Former BC Minister of Education, Skills and Training (and former CIEA president) Paul Ramsay said “"Ed was a force and (for me) a mentor. He did so much to strengthen education, unionism, and government in B.C. Few have done as much. I will deeply miss his intelligence and wit."
In short, Ed was instrumental in laying the groundwork for the collective agreements we all enjoy today, and for building the federation into what it is today: an organization with two full-time officers and 12 staff, 20 locals, 10,000 members, affiliated to the BC Federation of Labour, the Canadian Association of University Teachers and the Canadian Labour Congress through the National Union of CAUT.

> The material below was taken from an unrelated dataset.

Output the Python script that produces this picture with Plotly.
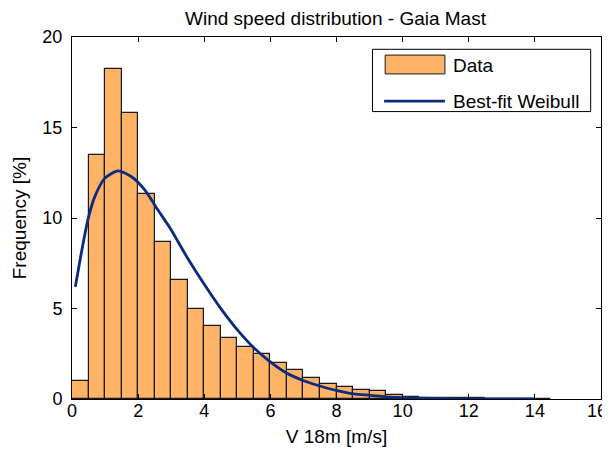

As one of Ed’s colleagues wrote to me, “it would take a book to document the full history of his contribution. At the level of Cap College/University…[he demonstrated] patience, acumen, knowledge, strategic vision and determination to serve the best interests of the faculty [and] inspired in all of us a cheerful courage to achieve success…[He] always kept his own ego in check, suffered the occasional slings and arrows flung his way with equanimity and without rancour, and soldiered on…[He was] An exemplary comrade-in-arms, a wise and dedicated and selfless leader.”
He will be missed.
[1] The Federation of Post-Secondary Educators of BC has been re-named multiple times over 50 years, motivated both by changes to post-secondary institutions, as well as the membership of the organization. In 1970, the organization consisted entirely of college faculty associations, thus was created under the name College Faculties Federation (CFF). The CFF was re-constituted as the College and Institute Educators’ Association (CIEA) in 1980, largely in response to the SoCreds introduction of Bill 82, the Colleges and Provincial Institutes Act. Finally, CIEA became the Federation of Post-Secondary Educators of BC in 2004 when the BC Liberals changed the University-College of the Cariboo into Thompson Rivers University.